In unusually costly cases, Medicare will pay a hospital an amount in addition to the payment under the LTCH PPS for the LTC Diagnosis Related Group (DRG).  To be eligible for this payment, the hospital’s estimated costs in treating the case must exceed the LTC-DRG payment by an outlier fixed-loss amount.  The proposed rule would set the outlier fixed-loss amount for rate year 2006 at $11,544, down from $17,864 in rate year 2005.  This means that more cases would potentially qualify for outlier payments.

 

The proposed rule would also extend for one year the surgical DRG exception to the three-day or less interrupted stay policy, which allows an acute care hospital providing care to an LTCH patient that is grouped to a surgical DRG under the acute care hospital inpatient prospective payment system (IPPS) to receive a separate payment under the IPPS.   The three-day or less interrupted stay policy provides that Medicare will only pay for one LTC-DRG in situations in which a patient is discharged to an acute care hospital, inpatient rehabilitation facility (IRF), skilled nursing facility (SNF) or to the patient’s home and is readmitted to the long-term care hospital within three days.

 

Further, payment for any covered inpatient or outpatient services provided by an acute care hospital or IRF, or any covered services provided by a SNF to the LTCH patient during the interruption, is the responsibility of the LTCH.   This policy is in accord with legal requirements that an LTCH must provide such services either directly or “under arrangements” with the facility that actually provides the service, and no additional payment by Medicare would be made.  If the interruption exceeds 3 days but is within the applicable fixed day period, Medicare payments to the LTCH are governed by the greater than 3 day interrupted stay policy.  Under this policy, the entire LTCH hospitalization, both before and after the interruption, is seen as one episode of care, generating one LTC-DRG payment; however, the intervening provider receives a separate payment under the applicable prospective payment system.

 

The proposed rule discusses CMS efforts to address recommendations affecting LTCHs in the June 2004 Medicare Payment Advisory Commission (MedPAC) Report to Congress.  Specifically, MedPAC recommended that CMS more clearly define the role of LTCHs in the inpatient continuum of care by establishing facility and patient criteria and that Medicare’s Quality Improvement Organizations play a larger role in reviewing LTCH admissions for medical necessity and for compliance with any facility and patient criteria.  The proposed rule describes a recent contract awarded to Research Triangle Institute, International to research the feasibility of implementing the Commission’s recommendations, as well as CMS’s ongoing monitoring of LTCHs under the new PPS.

 

CMS is not revising the LTC-DRGs and relative weights at this time.

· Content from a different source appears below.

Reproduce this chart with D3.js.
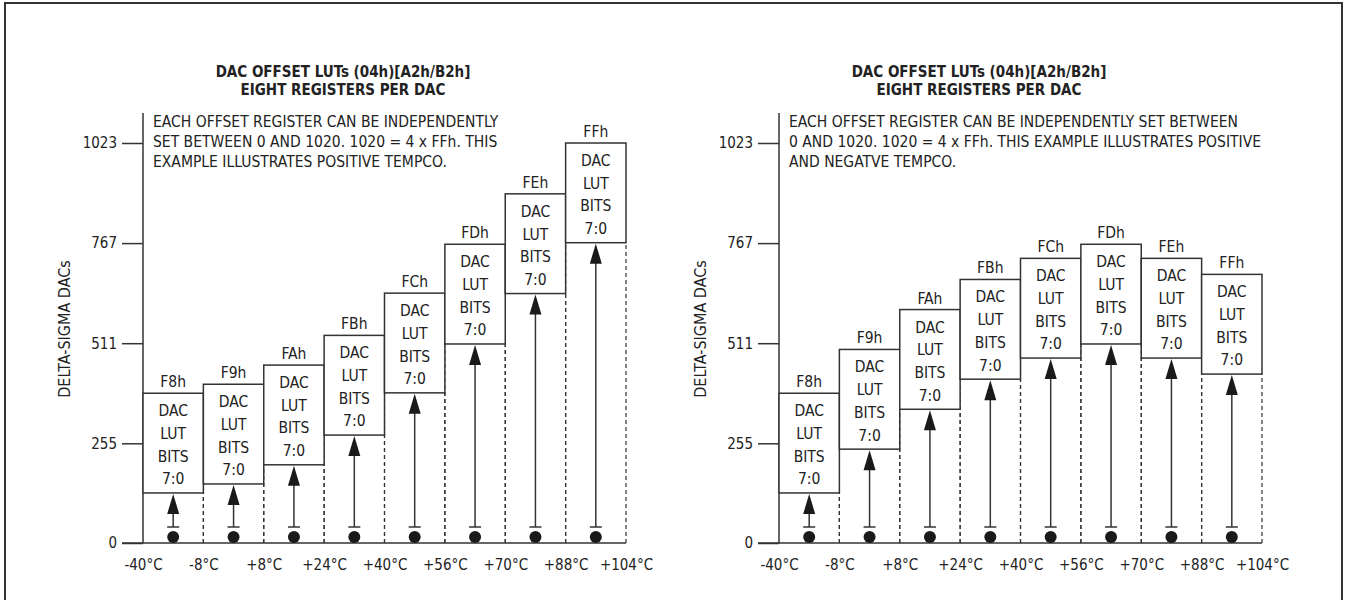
<!DOCTYPE html>
<html>
<head>
<meta charset="utf-8">
<script src="https://cdn.jsdelivr.net/npm/d3@7"></script>
<style>
  body { margin: 0; background: #fff; }
  text { font-family: "Liberation Sans Narrow", "DejaVu Sans Condensed", "Arial Narrow", sans-serif; fill: #222; }
</style>
</head>
<body>
<script>
// values
var tempLabels = ["-40°C", "-8°C", "+8°C", "+24°C", "+40°C", "+56°C", "+70°C", "+88°C", "+104°C"];
var registers = ["F8h", "F9h", "FAh", "FBh", "FCh", "FDh", "FEh", "FFh"];
var positiveOffsets = [128, 151, 200, 276, 384, 509, 638, 768]; // left chart, box bottoms
var mixedOffsets = [128, 240, 342, 419, 473, 509, 473, 432];    // right chart, box bottoms
var lutSpan = 255;
var yTicks = [0, 255, 511, 767, 1023];
var boxLines = ["DAC", "LUT", "BITS", "7:0"];
var titleLines = ["DAC OFFSET LUTs (04h)[A2h/B2h]", "EIGHT REGISTERS PER DAC"];
var leftNote = ["EACH OFFSET REGISTER CAN BE INDEPENDENTLY",
                "SET BETWEEN 0 AND 1020. 1020 = 4 x FFh. THIS",
                "EXAMPLE ILLUSTRATES POSITIVE TEMPCO."];
var rightNote = ["EACH OFFSET REGISTER CAN BE INDEPENDENTLY SET BETWEEN",
                 "0 AND 1020. 1020 = 4 x FFh. THIS EXAMPLE ILLUSTRATES POSITIVE",
                 "AND NEGATVE TEMPCO."];

var ink = '#333';

var svg = d3.select('body').append('svg')
    .attr('width', 1345)
    .attr('height', 600);

// outer frame
svg.append('rect')
    .attr('x', 5).attr('y', 3)
    .attr('width', 1337).attr('height', 640)
    .attr('fill', 'none')
    .attr('stroke', ink)
    .attr('stroke-width', 2);

var y = d3.scaleLinear().domain([0, 1023]).range([543, 143]);

function drawPanel(x0, offsets, note) {
    var x = d3.scalePoint().domain(tempLabels).range([x0, x0 + 483]);
    var colW = x.step();
    var g = svg.append('g');

    // title
    g.append('text')
        .attr('x', x0 + 200).attr('y', 77)
        .attr('text-anchor', 'middle')
        .style('font-weight', 'bold')
        .style('font-size', '15px')
        .selectAll('tspan').data(titleLines).enter().append('tspan')
        .attr('x', x0 + 200)
        .attr('dy', function(d, i){ return i ? 18 : 0; })
        .text(function(d){ return d; });

    // note
    g.append('text')
        .attr('y', 127)
        .style('font-size', '15.5px')
        .selectAll('tspan').data(note).enter().append('tspan')
        .attr('x', x0 + 10)
        .attr('dy', function(d, i){ return i ? 20 : 0; })
        .text(function(d){ return d; });

    // y axis label
    g.append('text')
        .attr('transform', 'translate(' + (x0 - 73) + ',' + 329 + ') rotate(-90)')
        .attr('text-anchor', 'middle')
        .style('font-size', '16px')
        .text('DELTA-SIGMA DACs');

    // y axis
    var yAxis = g.append('g')
        .attr('transform', 'translate(' + x0 + ',0)')
        .call(d3.axisLeft(y).tickValues(yTicks).tickSize(21).tickPadding(5).tickFormat(d3.format('d')));
    yAxis.select('.domain').remove();
    yAxis.selectAll('line').attr('stroke', ink).attr('stroke-width', 1.5);
    yAxis.selectAll('text').style('font-size', '15px').attr('fill', '#222');

    g.append('line')
        .attr('x1', x0).attr('x2', x0)
        .attr('y1', 113).attr('y2', y(0))
        .attr('stroke', ink).attr('stroke-width', 1.5);

    // x axis
    var xAxis = g.append('g')
        .attr('transform', 'translate(0,' + y(0) + ')')
        .call(d3.axisBottom(x).tickSize(0).tickPadding(16));
    xAxis.select('.domain').remove();
    xAxis.selectAll('text').style('font-size', '15px').attr('fill', '#222');

    g.append('line')
        .attr('x1', x0 - 21).attr('x2', x(tempLabels[tempLabels.length - 1]))
        .attr('y1', y(0)).attr('y2', y(0))
        .attr('stroke', ink).attr('stroke-width', 1.5);

    var cols = registers.map(function(r, i){
        return { reg: r, lo: offsets[i], left: x(tempLabels[i]), right: x(tempLabels[i + 1]) };
    });

    // dashed guides from axis up to box corners
    cols.forEach(function(c){
        [c.left, c.right].forEach(function(xx){
            if (xx === x0) return;
            g.append('line')
                .attr('x1', xx).attr('x2', xx)
                .attr('y1', y(0)).attr('y2', y(c.lo))
                .attr('stroke', ink).attr('stroke-width', 1.2)
                .attr('stroke-dasharray', '4,3');
        });
    });

    var col = g.selectAll('.col').data(cols).enter().append('g').attr('class', 'col');

    col.append('rect')
        .attr('x', function(d){ return d.left; })
        .attr('y', function(d){ return y(d.lo + lutSpan); })
        .attr('width', colW)
        .attr('height', function(d){ return y(d.lo) - y(d.lo + lutSpan); })
        .attr('fill', '#fff')
        .attr('stroke', ink)
        .attr('stroke-width', 1.5);

    col.append('text')
        .attr('x', function(d){ return d.left + colW / 2; })
        .attr('y', function(d){ return y(d.lo + lutSpan) - 6; })
        .attr('text-anchor', 'middle')
        .style('font-size', '15.5px')
        .text(function(d){ return d.reg; });

    col.each(function(d){
        var cx = d.left + colW / 2, top = y(d.lo + lutSpan), bot = y(d.lo);
        var c = d3.select(this);
        boxLines.forEach(function(t, i){
            c.append('text')
                .attr('x', cx)
                .attr('y', top + 23 + i * 22.7)
                .attr('text-anchor', 'middle')
                .style('font-size', '15.5px')
                .text(t);
        });
        // arrow from the dot up to the box bottom
        c.append('line')
            .attr('x1', cx).attr('x2', cx)
            .attr('y1', y(0) - 16).attr('y2', bot + 18)
            .attr('stroke', ink).attr('stroke-width', 1.5);
        c.append('path')
            .attr('d', 'M' + cx + ',' + (bot + 1) + 'L' + (cx + 6) + ',' + (bot + 21) + 'L' + (cx - 6) + ',' + (bot + 21) + 'Z')
            .attr('fill', '#1a1a1a');
        c.append('line')
            .attr('x1', cx - 6).attr('x2', cx + 6)
            .attr('y1', y(0) - 16).attr('y2', y(0) - 16)
            .attr('stroke', ink).attr('stroke-width', 1.5);
        c.append('circle')
            .attr('cx', cx).attr('cy', y(0) - 6)
            .attr('r', 6)
            .attr('fill', '#1a1a1a');
    });
}

drawPanel(143, positiveOffsets, leftNote);
drawPanel(779, mixedOffsets, rightNote);
</script>
</body>
</html>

Because the LTC-DRGs and their relative weights are related to the inpatient hospital DRGs, those changes will be made at the same time as the hospital IPPS update on October 1, 2005.

 

The proposed rule will be published in the February 3, 2005 Federal Register.  Comments will be accepted until March 29, and a final rule will be published later this spring.  This rule proposes that the payment rates and policies be effective for discharges on or after July 1, 2005, through June 30, 2006.